I Forgot the Title of This Post

Among the many books from my childhood was a Sesame Street one where Bert ties a piece of string around his finger to help his memory.* I think I tried it out for fun, but the string kept slipping off and I lost interest. No matter, my youthful mind didn’t forget much — other than when my mother told me to clean my room.

These days, I could use some help remembering things. Especially since the things I’m forgetting are sometimes bizarre.

The first sign my memory isn’t what it used to be came one morning when I was making coffee. Attempting to make coffee, rather. I lifted the lid of the coffee maker to add the grounds and discovered there were already some in there — old, used grounds. This wouldn’t be a big deal (they had dried and didn’t smell), except, favoring our espresso machine, I could not recall the last time I made drip coffee. I did remember, however, the last time I thought about making it. About a month before, we had had company over and offered them coffee. How thankful I am they declined, lest they discovered one of my less admirable homemaker moments.

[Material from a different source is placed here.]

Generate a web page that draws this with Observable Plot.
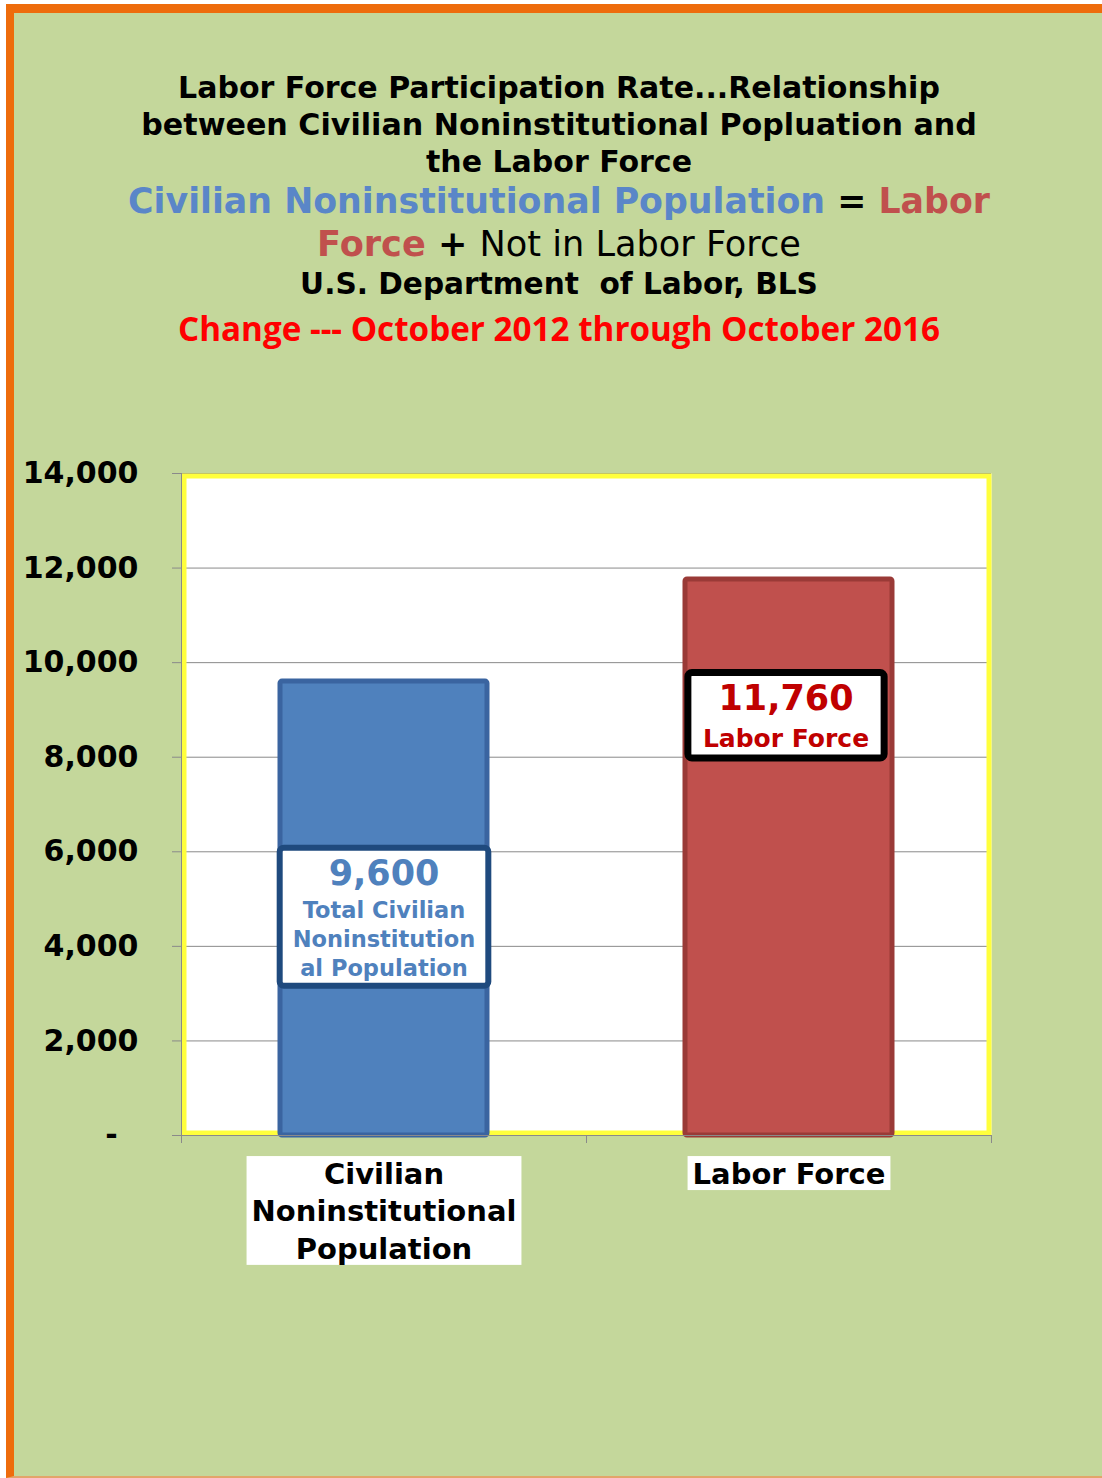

I also have forgotten where things belong. We stock up on meat in our freezer and place it out to thaw in the fridge as we go to use it. I opened the veggie drawer one afternoon to find a thawed package of chicken tenders that weren’t there the day before. I have no recollection of putting them there, but at least the only consequence was we had chicken for dinner.

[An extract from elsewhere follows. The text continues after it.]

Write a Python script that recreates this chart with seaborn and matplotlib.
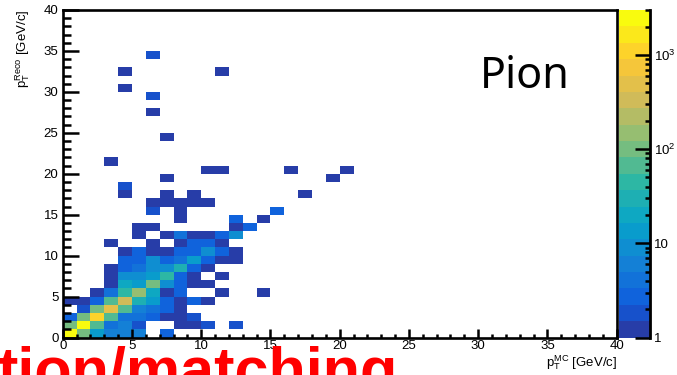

I’m growing to trust my husband’s memory more than mine most of the time, but he’s not immune to the occasional forgetful moment.

An example is the time he came home after picking up some groceries and couldn’t find the receipt. He thought he had put it in his sweatshirt pocket, but it wasn’t there. He checked the bags, the car, the pocket again, still no receipt. He concluded it must have fallen out, adding that he should have put it in one of the back pockets of his jeans instead. At the same time of this admission, he reached into one of his back pockets and… that’s right, pulled out the receipt.

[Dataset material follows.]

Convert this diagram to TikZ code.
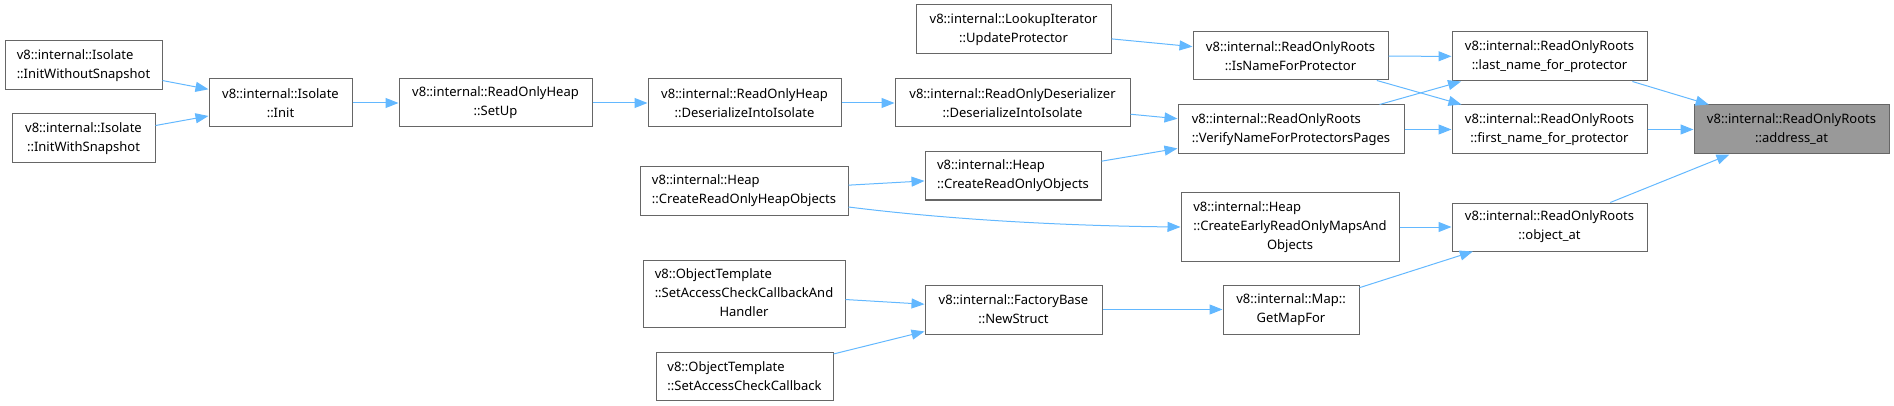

My favorite, however, is when he pre-heated the oven and we started to smell french fries. As in the leftover ones he forgot to put away the night before and were still in the oven. He’s done the fry thing twice now. It’s so nice knowing we will grow old and forgetful together. (Unless we should be concerned about our survival since all of these incidents involve food.)

Now I know talking about getting old when we’re still in our 20s encourages eye-rolling from older friends and family. Well, we aren’t the types to lament the loss of youth and fear wrinkles, but we would like to walk into a room and remember why we went in there. The ability to be awake enough to watch a movie that won’t be over before 10 p.m. would be nice to regain as well.

Ever have someone, possibly an older relative, offer the advice not to get old? It always made me a little uncomfortable until someone broke in with a laugh and the “it’s better than the alternative” comeback. All right, maybe my husband and I will become that cranky couple, shaking our canes at the neighborhood hooligans. Or, what I like to imagine, we might be that couple holding wrinkled hands, sitting on a porch swing, still young at heart. (Even if we have chicken in the veggie drawer and leftover fries in the oven.)


*While the book is either hiding somewhere in my parents’ attic or was donated long ago, Google told me the title is Don’t Forget the Oatmeal! (A Supermarket Word Book).